**SHORT TASK:** Output each entry verbatim and exclude every picture from it.

**EXTRACTED DATA:**

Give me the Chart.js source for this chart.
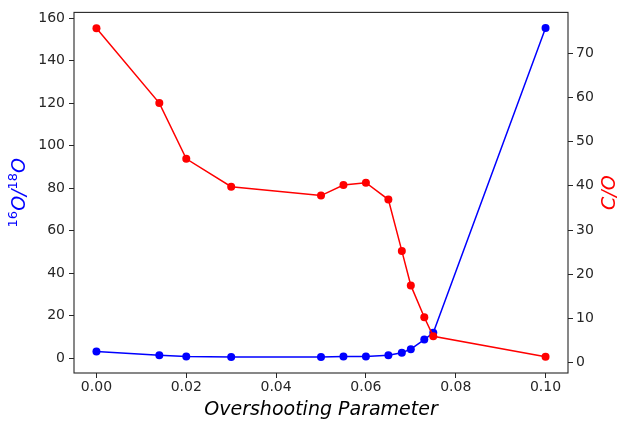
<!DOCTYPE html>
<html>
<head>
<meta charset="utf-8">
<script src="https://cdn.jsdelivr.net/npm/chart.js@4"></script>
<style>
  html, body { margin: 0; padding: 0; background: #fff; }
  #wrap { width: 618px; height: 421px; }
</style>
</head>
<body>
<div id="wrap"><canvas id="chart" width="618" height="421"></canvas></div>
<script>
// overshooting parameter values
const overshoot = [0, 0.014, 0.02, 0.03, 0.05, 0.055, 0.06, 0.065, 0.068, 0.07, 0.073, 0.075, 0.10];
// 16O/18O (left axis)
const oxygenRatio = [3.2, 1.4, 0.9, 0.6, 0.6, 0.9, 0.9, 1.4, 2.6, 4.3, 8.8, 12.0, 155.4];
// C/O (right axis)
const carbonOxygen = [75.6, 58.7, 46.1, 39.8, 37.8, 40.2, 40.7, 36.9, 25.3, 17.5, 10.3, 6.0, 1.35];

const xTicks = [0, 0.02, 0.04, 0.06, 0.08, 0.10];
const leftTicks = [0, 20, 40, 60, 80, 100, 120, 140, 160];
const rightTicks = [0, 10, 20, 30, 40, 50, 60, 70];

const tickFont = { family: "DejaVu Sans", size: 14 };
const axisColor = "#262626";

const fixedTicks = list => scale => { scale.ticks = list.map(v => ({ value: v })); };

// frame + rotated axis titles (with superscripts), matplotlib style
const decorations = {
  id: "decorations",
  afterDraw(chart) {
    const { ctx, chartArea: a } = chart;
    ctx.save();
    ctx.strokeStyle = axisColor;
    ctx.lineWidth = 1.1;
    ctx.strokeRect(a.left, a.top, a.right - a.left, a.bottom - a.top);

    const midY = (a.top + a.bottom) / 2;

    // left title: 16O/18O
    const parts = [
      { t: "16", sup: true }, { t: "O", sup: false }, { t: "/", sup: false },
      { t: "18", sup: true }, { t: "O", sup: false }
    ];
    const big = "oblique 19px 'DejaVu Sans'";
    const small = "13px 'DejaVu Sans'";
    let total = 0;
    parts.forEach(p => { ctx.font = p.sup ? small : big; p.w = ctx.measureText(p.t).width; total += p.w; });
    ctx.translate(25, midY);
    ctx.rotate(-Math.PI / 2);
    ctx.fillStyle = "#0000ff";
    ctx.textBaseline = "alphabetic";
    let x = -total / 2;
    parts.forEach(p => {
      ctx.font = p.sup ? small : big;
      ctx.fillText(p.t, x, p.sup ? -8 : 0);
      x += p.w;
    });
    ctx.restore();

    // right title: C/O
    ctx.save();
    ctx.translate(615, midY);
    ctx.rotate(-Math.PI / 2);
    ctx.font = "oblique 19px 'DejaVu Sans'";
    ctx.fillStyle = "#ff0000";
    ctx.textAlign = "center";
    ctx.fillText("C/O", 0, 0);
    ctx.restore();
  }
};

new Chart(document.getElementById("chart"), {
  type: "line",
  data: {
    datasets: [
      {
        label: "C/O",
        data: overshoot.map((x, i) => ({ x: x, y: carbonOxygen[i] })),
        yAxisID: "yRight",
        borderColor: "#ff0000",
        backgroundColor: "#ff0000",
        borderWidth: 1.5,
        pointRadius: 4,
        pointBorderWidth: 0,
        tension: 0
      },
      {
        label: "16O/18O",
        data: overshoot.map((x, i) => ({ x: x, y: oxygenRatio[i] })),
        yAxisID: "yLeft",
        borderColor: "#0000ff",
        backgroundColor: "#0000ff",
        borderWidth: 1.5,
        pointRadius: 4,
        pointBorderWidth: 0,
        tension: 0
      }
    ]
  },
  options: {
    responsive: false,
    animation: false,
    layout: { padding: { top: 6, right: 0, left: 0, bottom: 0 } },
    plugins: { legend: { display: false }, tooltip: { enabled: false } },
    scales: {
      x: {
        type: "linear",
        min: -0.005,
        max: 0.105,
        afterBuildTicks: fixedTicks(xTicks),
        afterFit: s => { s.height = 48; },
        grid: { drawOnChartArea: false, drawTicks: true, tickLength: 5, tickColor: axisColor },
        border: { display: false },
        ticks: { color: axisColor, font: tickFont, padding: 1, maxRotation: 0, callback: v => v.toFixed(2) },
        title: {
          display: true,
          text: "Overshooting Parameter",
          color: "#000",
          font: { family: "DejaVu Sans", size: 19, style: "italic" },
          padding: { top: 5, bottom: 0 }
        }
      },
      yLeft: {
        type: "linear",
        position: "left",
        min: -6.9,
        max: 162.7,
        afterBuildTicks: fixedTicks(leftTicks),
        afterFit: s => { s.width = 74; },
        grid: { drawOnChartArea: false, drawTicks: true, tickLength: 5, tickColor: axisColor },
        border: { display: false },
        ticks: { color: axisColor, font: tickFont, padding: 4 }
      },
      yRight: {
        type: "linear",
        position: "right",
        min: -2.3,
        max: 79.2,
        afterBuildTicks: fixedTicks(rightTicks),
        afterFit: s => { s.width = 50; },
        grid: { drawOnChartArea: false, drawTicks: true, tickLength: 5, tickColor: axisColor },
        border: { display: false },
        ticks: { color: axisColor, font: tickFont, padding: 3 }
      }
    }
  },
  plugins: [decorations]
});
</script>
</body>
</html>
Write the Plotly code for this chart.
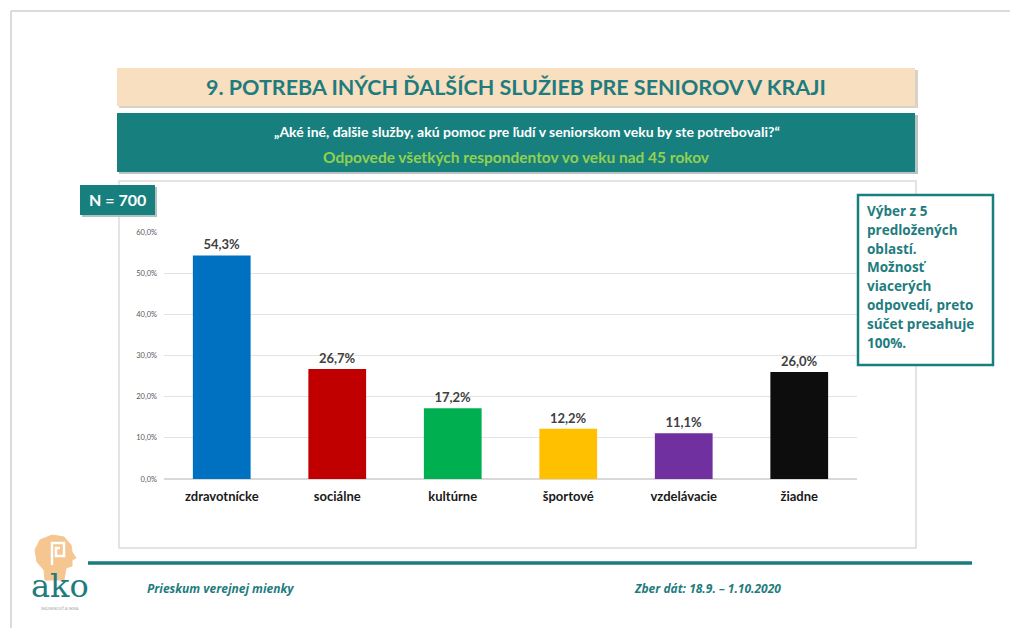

**ANSWER BELOW:**
Give me the Chart.js source for this chart.
<!DOCTYPE html>
<html>
<head>
<meta charset="utf-8">
<script src="https://cdn.jsdelivr.net/npm/chart.js@4"></script>
<style>
  html, body { margin: 0; padding: 0; background: #fff; }
  #wrap { width: 618px; height: 421px; }
</style>
</head>
<body>
<div id="wrap"><canvas id="chart" width="618" height="421"></canvas></div>
<script>
// overshooting parameter values
const overshoot = [0, 0.014, 0.02, 0.03, 0.05, 0.055, 0.06, 0.065, 0.068, 0.07, 0.073, 0.075, 0.10];
// 16O/18O (left axis)
const oxygenRatio = [3.2, 1.4, 0.9, 0.6, 0.6, 0.9, 0.9, 1.4, 2.6, 4.3, 8.8, 12.0, 155.4];
// C/O (right axis)
const carbonOxygen = [75.6, 58.7, 46.1, 39.8, 37.8, 40.2, 40.7, 36.9, 25.3, 17.5, 10.3, 6.0, 1.35];

const xTicks = [0, 0.02, 0.04, 0.06, 0.08, 0.10];
const leftTicks = [0, 20, 40, 60, 80, 100, 120, 140, 160];
const rightTicks = [0, 10, 20, 30, 40, 50, 60, 70];

const tickFont = { family: "DejaVu Sans", size: 14 };
const axisColor = "#262626";

const fixedTicks = list => scale => { scale.ticks = list.map(v => ({ value: v })); };

// frame + rotated axis titles (with superscripts), matplotlib style
const decorations = {
  id: "decorations",
  afterDraw(chart) {
    const { ctx, chartArea: a } = chart;
    ctx.save();
    ctx.strokeStyle = axisColor;
    ctx.lineWidth = 1.1;
    ctx.strokeRect(a.left, a.top, a.right - a.left, a.bottom - a.top);

    const midY = (a.top + a.bottom) / 2;

    // left title: 16O/18O
    const parts = [
      { t: "16", sup: true }, { t: "O", sup: false }, { t: "/", sup: false },
      { t: "18", sup: true }, { t: "O", sup: false }
    ];
    const big = "oblique 19px 'DejaVu Sans'";
    const small = "13px 'DejaVu Sans'";
    let total = 0;
    parts.forEach(p => { ctx.font = p.sup ? small : big; p.w = ctx.measureText(p.t).width; total += p.w; });
    ctx.translate(25, midY);
    ctx.rotate(-Math.PI / 2);
    ctx.fillStyle = "#0000ff";
    ctx.textBaseline = "alphabetic";
    let x = -total / 2;
    parts.forEach(p => {
      ctx.font = p.sup ? small : big;
      ctx.fillText(p.t, x, p.sup ? -8 : 0);
      x += p.w;
    });
    ctx.restore();

    // right title: C/O
    ctx.save();
    ctx.translate(615, midY);
    ctx.rotate(-Math.PI / 2);
    ctx.font = "oblique 19px 'DejaVu Sans'";
    ctx.fillStyle = "#ff0000";
    ctx.textAlign = "center";
    ctx.fillText("C/O", 0, 0);
    ctx.restore();
  }
};

new Chart(document.getElementById("chart"), {
  type: "line",
  data: {
    datasets: [
      {
        label: "C/O",
        data: overshoot.map((x, i) => ({ x: x, y: carbonOxygen[i] })),
        yAxisID: "yRight",
        borderColor: "#ff0000",
        backgroundColor: "#ff0000",
        borderWidth: 1.5,
        pointRadius: 4,
        pointBorderWidth: 0,
        tension: 0
      },
      {
        label: "16O/18O",
        data: overshoot.map((x, i) => ({ x: x, y: oxygenRatio[i] })),
        yAxisID: "yLeft",
        borderColor: "#0000ff",
        backgroundColor: "#0000ff",
        borderWidth: 1.5,
        pointRadius: 4,
        pointBorderWidth: 0,
        tension: 0
      }
    ]
  },
  options: {
    responsive: false,
    animation: false,
    layout: { padding: { top: 6, right: 0, left: 0, bottom: 0 } },
    plugins: { legend: { display: false }, tooltip: { enabled: false } },
    scales: {
      x: {
        type: "linear",
        min: -0.005,
        max: 0.105,
        afterBuildTicks: fixedTicks(xTicks),
        afterFit: s => { s.height = 48; },
        grid: { drawOnChartArea: false, drawTicks: true, tickLength: 5, tickColor: axisColor },
        border: { display: false },
        ticks: { color: axisColor, font: tickFont, padding: 1, maxRotation: 0, callback: v => v.toFixed(2) },
        title: {
          display: true,
          text: "Overshooting Parameter",
          color: "#000",
          font: { family: "DejaVu Sans", size: 19, style: "italic" },
          padding: { top: 5, bottom: 0 }
        }
      },
      yLeft: {
        type: "linear",
        position: "left",
        min: -6.9,
        max: 162.7,
        afterBuildTicks: fixedTicks(leftTicks),
        afterFit: s => { s.width = 74; },
        grid: { drawOnChartArea: false, drawTicks: true, tickLength: 5, tickColor: axisColor },
        border: { display: false },
        ticks: { color: axisColor, font: tickFont, padding: 4 }
      },
      yRight: {
        type: "linear",
        position: "right",
        min: -2.3,
        max: 79.2,
        afterBuildTicks: fixedTicks(rightTicks),
        afterFit: s => { s.width = 50; },
        grid: { drawOnChartArea: false, drawTicks: true, tickLength: 5, tickColor: axisColor },
        border: { display: false },
        ticks: { color: axisColor, font: tickFont, padding: 3 }
      }
    }
  },
  plugins: [decorations]
});
</script>
</body>
</html>
Write the Plotly code for this chart.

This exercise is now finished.